Будкер любил театр, литературу, встречался с артистами и послами и влюблял в себя без всякого напряжения почти любую аудиторию. В свое время в научных и инженерных кругах был очень популярен сборник «Физики шутят», в котором были собраны забавные истории, связанные с величайшими учеными-физиками, их высказывания, похожие на анекдоты, карикатуры и прочее.

К сожалению, там были только переводы. Советские физики занимались тогда серьезными вещами и не попали в сборник. Хотя и наши физики умели шутить. И шутили. В том числе и Будкер. Если покопаться в воспоминаниях о нем, то можно найти немало острот, которыми он сыпал наравне с научными идеями.

О его характеристике Льва Ландау я уже упомянул. А вот еще парочка шутливых замечаний академика. Как-то некоему французскому писателю (история не сохранила его имени) он предложил ответить в романе на вопрос: «Может ли жизнь развиться из... консервов?» Воодушевленный собственной идеей, Будкер стал говорить цветисто и образно, требуя дословного перевода. Но все равно фантаст идею не поддержал — роман так и не появился.
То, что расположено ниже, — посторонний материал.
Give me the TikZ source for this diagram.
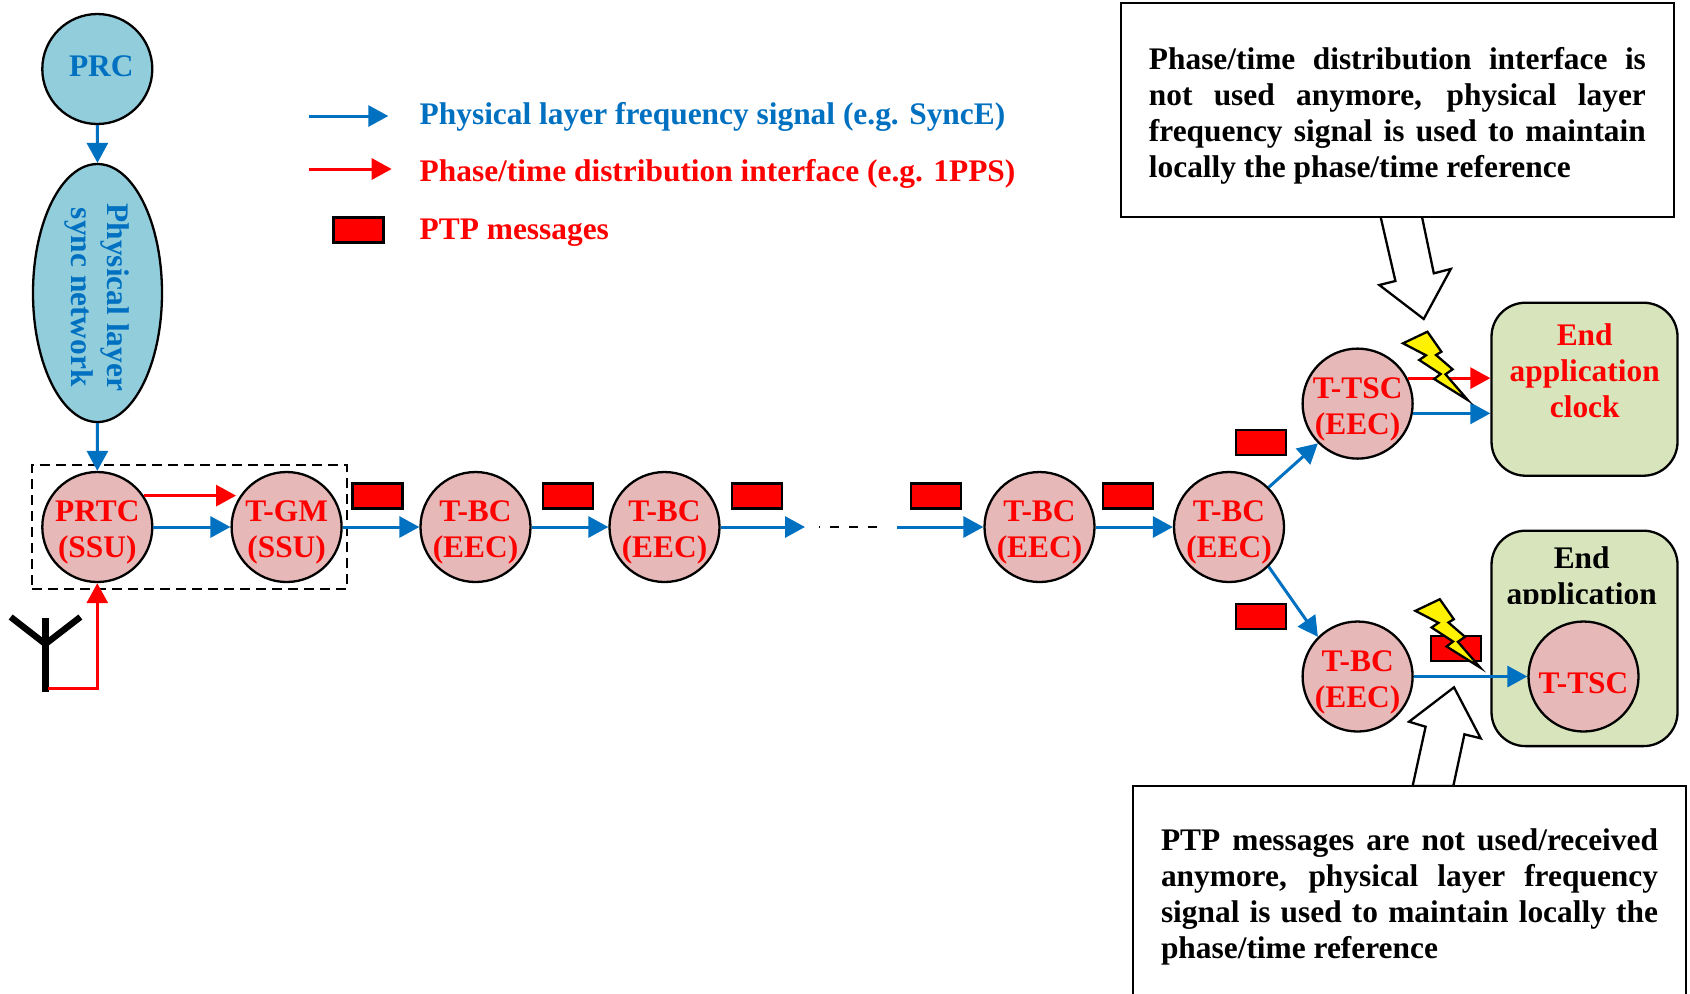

Принцип управления институтом он сформулировал так: «Если я окружу себя аппаратом, то аппарат, естественно, повернется лицом к директору и окажется, скажем так, спиной к членам ученого совета.

А если я окружу себя членами ученого совета, то аппарат, находясь снаружи первого круга, все равно повернется ко мне лицом, но теперь он невольно будет повернут лицом и к членам совета».

Герш Ицкович Будкер (сегодня его чаще называют именем, данным при рождении, а не Андреем Михайловичем, как в советские времена) прожил короткую жизнь. Умер 4 июня 1977 года в возрасте 59 лет. Похоронен на Южном кладбище в новосибирском академгородке.

Он так и не узнал, что был номинирован на Нобелевскую премию еще в 1957 году. А мы это знаем. И гордимся тем, что он был нашим современником.